As you might recall, ‘Back To Life’ was an accapella track on the first Soul II Soul album, Club Classic Vol. One, but after the single mix (which apparently used the drums from ‘The Jam’ this time combined with some Dennis Coffey percussion instead of Marley’s version) became a hit the original version was swapped out on later US pressings, since a huge number of punters had bought the album and returned it because it wasn’t the mix they knew and loved.
By the time 1990 rolls around, Marley Marl gets some payback and grabs a snippet of the Caron Wheeler vocal (from the album version without any backing track) for the Intelligent Hoodlum (aka Tragedy) single, ‘Back To Reality’, complete with Nellie Hooper style piano keys!
Just to add some more sugar to this already undrinkable Kool-Aid, A&M Records then enlisted C.J. Macintosh for the ‘U.K. Remix’, and he went and looped the start of ‘Keep On Movin’ – complete with a snippet of Caron’s ‘Keep’ vocal clipped in. What the actual [Aaron] Fuchs is going on here?! Did Marley make an expensive truck call to London and demand that C.J. added the Soul II Soul record as part of a double-decker trolling of Jazzie and Nellie? I’m surprised that he didn’t ask the pressing plant to carve ‘I Dare U 2 Sue Me!’ on the run-out groove at this point.

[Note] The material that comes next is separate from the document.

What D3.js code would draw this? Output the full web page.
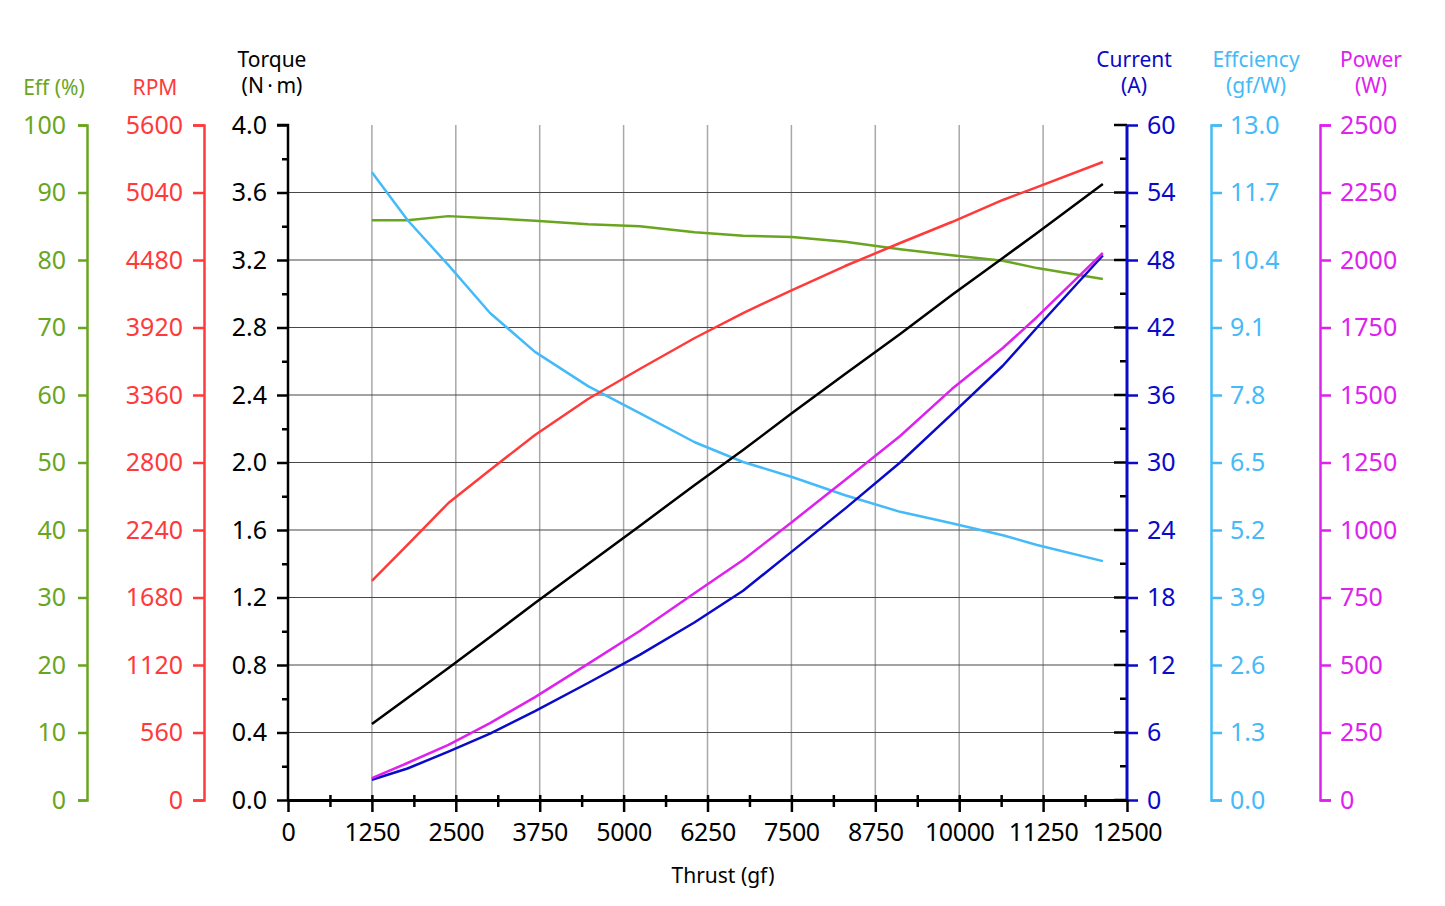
<!DOCTYPE html>
<html>
<head>
<meta charset="utf-8">
<script src="https://cdn.jsdelivr.net/npm/d3@7"></script>
<style>
  html, body { margin: 0; padding: 0; background: #fff; }
  svg { display: block; font-family: "Noto Sans", sans-serif; }
</style>
</head>
<body>
<svg id="chart" width="1445" height="906"></svg>
<script>
// Thrust sample points (gf) and values
const thrust     = [1250, 1780, 2390, 3010, 3680, 4470, 5240, 6060, 6780, 7510, 8300, 9120, 9890, 10650, 11160, 12140];
const effPct     = [85.9, 85.9, 86.5, 86.2, 85.8, 85.3, 85.0, 84.1, 83.6, 83.4, 82.7, 81.6, 80.7, 79.9, 78.8, 77.2];
const rpm        = [1817, 2116, 2464, 2738, 3028, 3327, 3576, 3833, 4040, 4231, 4430, 4621, 4795, 4978, 5085, 5293];
const torque     = [0.450, 0.604, 0.782, 0.966, 1.167, 1.398, 1.624, 1.867, 2.074, 2.293, 2.524, 2.761, 2.993, 3.212, 3.360, 3.650];
const current    = [1.8, 2.8, 4.3, 5.9, 7.9, 10.4, 12.9, 15.8, 18.6, 22.1, 25.9, 30.0, 34.3, 38.6, 42.0, 48.4];
const efficiency = [12.09, 11.17, 10.30, 9.38, 8.63, 7.97, 7.45, 6.89, 6.51, 6.22, 5.87, 5.55, 5.33, 5.10, 4.91, 4.60];
const power      = [81, 137, 204, 285, 381, 504, 626, 767, 889, 1030, 1185, 1348, 1522, 1674, 1789, 2026];

const xTicks      = d3.range(0, 12501, 1250);
const torqueTicks = d3.range(0, 4.01, 0.4);

const svg = d3.select("#chart");
const X0 = 288, X1 = 1127, Y0 = 800, Y1 = 125;
const FS = 25;

const x = d3.scaleLinear().domain([0, 12500]).range([X0, X1]);
const yEff  = d3.scaleLinear().domain([0, 100]).range([Y0, Y1]);
const yRpm  = d3.scaleLinear().domain([0, 5600]).range([Y0, Y1]);
const yTq   = d3.scaleLinear().domain([0, 4]).range([Y0, Y1]);
const yCur  = d3.scaleLinear().domain([0, 60]).range([Y0, Y1]);
const yEffc = d3.scaleLinear().domain([0, 13]).range([Y0, Y1]);
const yPow  = d3.scaleLinear().domain([0, 2500]).range([Y0, Y1]);

const C = {
    eff: "#6aa51f", rpm: "#ff3a3a", tq: "#000000",
    cur: "#0a0ac8", effc: "#45baf8", pow: "#dd22ee"
};

// ─── grid ───
const grid = svg.append("g");
grid.selectAll("line.v").data(xTicks.filter(d => d > 0 && d < 12500)).join("line")
    .attr("x1", d => x(d)).attr("x2", d => x(d)).attr("y1", Y1).attr("y2", Y0)
    .attr("stroke", "#a8a8a8").attr("stroke-width", 1.5);
grid.selectAll("line.h").data(torqueTicks.filter(d => d > 0.01 && d < 3.99)).join("line")
    .attr("x1", X0).attr("x2", X1).attr("y1", d => yTq(d)).attr("y2", d => yTq(d))
    .attr("stroke", "#484848").attr("stroke-width", 1.2);

// ─── axes helper ───
function styleAxis(g, color) {
    g.selectAll("path.domain").attr("stroke", color).attr("stroke-width", 2.5);
    g.selectAll(".tick line").attr("stroke", color).attr("stroke-width", 2.5);
    g.selectAll(".tick text").attr("fill", color).attr("font-size", FS)
        .attr("font-family", "Noto Sans, sans-serif");
    g.attr("font-family", null);
}

function leftAxis(xPos, scale, ticks, fmt, color, size, pad) {
    const g = svg.append("g").attr("transform", `translate(${xPos},0)`)
        .call(d3.axisLeft(scale).tickValues(ticks).tickFormat(fmt)
            .tickSize(size).tickSizeOuter(size).tickPadding(pad));
    styleAxis(g, color);
    return g;
}
function rightAxis(xPos, scale, ticks, fmt, color, size, pad) {
    const g = svg.append("g").attr("transform", `translate(${xPos},0)`)
        .call(d3.axisRight(scale).tickValues(ticks).tickFormat(fmt)
            .tickSize(size).tickSizeOuter(size).tickPadding(pad));
    styleAxis(g, color);
    return g;
}

// Eff (%)
leftAxis(87, yEff, d3.range(0, 101, 10), d3.format("d"), C.eff, 9, 12);
// RPM
leftAxis(204, yRpm, d3.range(0, 5601, 560), d3.format("d"), C.rpm, 11, 10);

// Torque minor ticks
svg.append("g").attr("transform", `translate(${X0},0)`)
    .call(d3.axisLeft(yTq).tickValues(d3.range(0.2, 4, 0.4)).tickFormat("").tickSize(6).tickSizeOuter(0))
    .call(g => g.select(".domain").remove())
    .selectAll("line").attr("stroke", "#000").attr("stroke-width", 2.5);
// Torque
leftAxis(X0, yTq, torqueTicks, d3.format(".1f"), C.tq, 11, 10)
    .select(".domain").attr("d", `M0,${Y0}V${Y1}H-11`);

// inner black ticks on the right frame
svg.append("g").selectAll("line").data(torqueTicks).join("line")
    .attr("x1", X1 - 13).attr("x2", X1).attr("y1", d => yTq(d)).attr("y2", d => yTq(d))
    .attr("stroke", "#000").attr("stroke-width", 2.5);
svg.append("g").selectAll("line").data(d3.range(0.2, 4, 0.4)).join("line")
    .attr("x1", X1 - 7).attr("x2", X1).attr("y1", d => yTq(d)).attr("y2", d => yTq(d))
    .attr("stroke", "#000").attr("stroke-width", 2.5);

// Current
rightAxis(X1, yCur, d3.range(0, 61, 6), d3.format("d"), C.cur, 11, 9)
    .select(".domain").attr("stroke-width", 3).attr("d", `M0,${Y0}V${Y1}`);
// Efficiency
rightAxis(1211, yEffc, d3.range(0, 13.01, 1.3), d3.format(".1f"), C.effc, 11, 8);
// Power
rightAxis(1320, yPow, d3.range(0, 2501, 250), d3.format("d"), C.pow, 11, 9);

// X axis: minor ticks, then major
svg.append("g").attr("transform", `translate(0,${Y0})`)
    .call(d3.axisBottom(x).tickValues(d3.range(625, 12500, 1250)).tickFormat("").tickSize(7).tickSizeOuter(0))
    .call(g => g.select(".domain").remove())
    .selectAll("line").attr("stroke", "#000").attr("stroke-width", 2.5).attr("y1", -5);
const xg = svg.append("g").attr("transform", `translate(0,${Y0})`)
    .call(d3.axisBottom(x).tickValues(xTicks).tickFormat(d3.format("d")).tickSize(12).tickSizeOuter(0).tickPadding(11));
styleAxis(xg, "#000");
xg.select(".domain").attr("stroke-width", 3);
xg.selectAll(".tick line").filter(d => d > 0 && d < 12500).attr("y1", -5);
xg.selectAll(".tick text").attr("letter-spacing", -0.4);

// ─── titles ───
function title(cx, lines, color, y0) {
    const t = svg.append("text").attr("text-anchor", "middle").attr("fill", color)
        .attr("font-size", 21);
    lines.forEach((s, i) => t.append("tspan").attr("x", cx).attr("y", y0 + i * 26).text(s));
}
title(54, ["Eff (%)"], C.eff, 95);
title(155, ["RPM"], C.rpm, 95);
title(272, ["Torque", "(N\u2009·\u2009m)"], C.tq, 67);
title(1134, ["Current", "(A)"], C.cur, 67);
title(1256, ["Effciency", "(gf/W)"], C.effc, 67);
title(1371, ["Power", "(W)"], C.pow, 67);
svg.append("text").attr("x", 723).attr("y", 883).attr("text-anchor", "middle")
    .attr("font-size", 21).attr("fill", "#000").text("Thrust (gf)");

// ─── series ───
const series = [
    { vals: effPct, y: yEff, color: C.eff },
    { vals: efficiency, y: yEffc, color: C.effc },
    { vals: rpm, y: yRpm, color: C.rpm },
    { vals: torque, y: yTq, color: C.tq },
    { vals: current, y: yCur, color: C.cur },
    { vals: power, y: yPow, color: C.pow }
];
series.forEach(s => {
    const line = d3.line().x((d, i) => x(thrust[i])).y(d => s.y(d));
    svg.append("path").attr("d", line(s.vals))
        .attr("fill", "none").attr("stroke", s.color).attr("stroke-width", 2.5)
        .attr("stroke-linejoin", "round");
});
</script>
</body>
</html>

But, as Blastmasta KRS-One was so inclined to declare when on stage, ‘We’re not done…we’re not done.’ The final chapter of this bizarre saga saw Caron Wheeler (the vocalist for the aforementioned Soul II Soul singles) record a single with the late, great Biz Markie in 1999, over a backdrop of Rocky horns, courtesy of Saleem Remi and pals. Did Biz ask her what was up with her boy Jazzie B pinching his ‘Pickin’ Boogers’ drums a decade earlier while they were sharing tea and crumpets at Power Play? Maybe Caron gifted him the mythical, one-of-a-kind Bob James ‘Mardi Gras without the bells’ CTI 12” he used to troll everyone about as compensation? You’ve got to respect the man, he played that bit to the end like a true comic-book villain.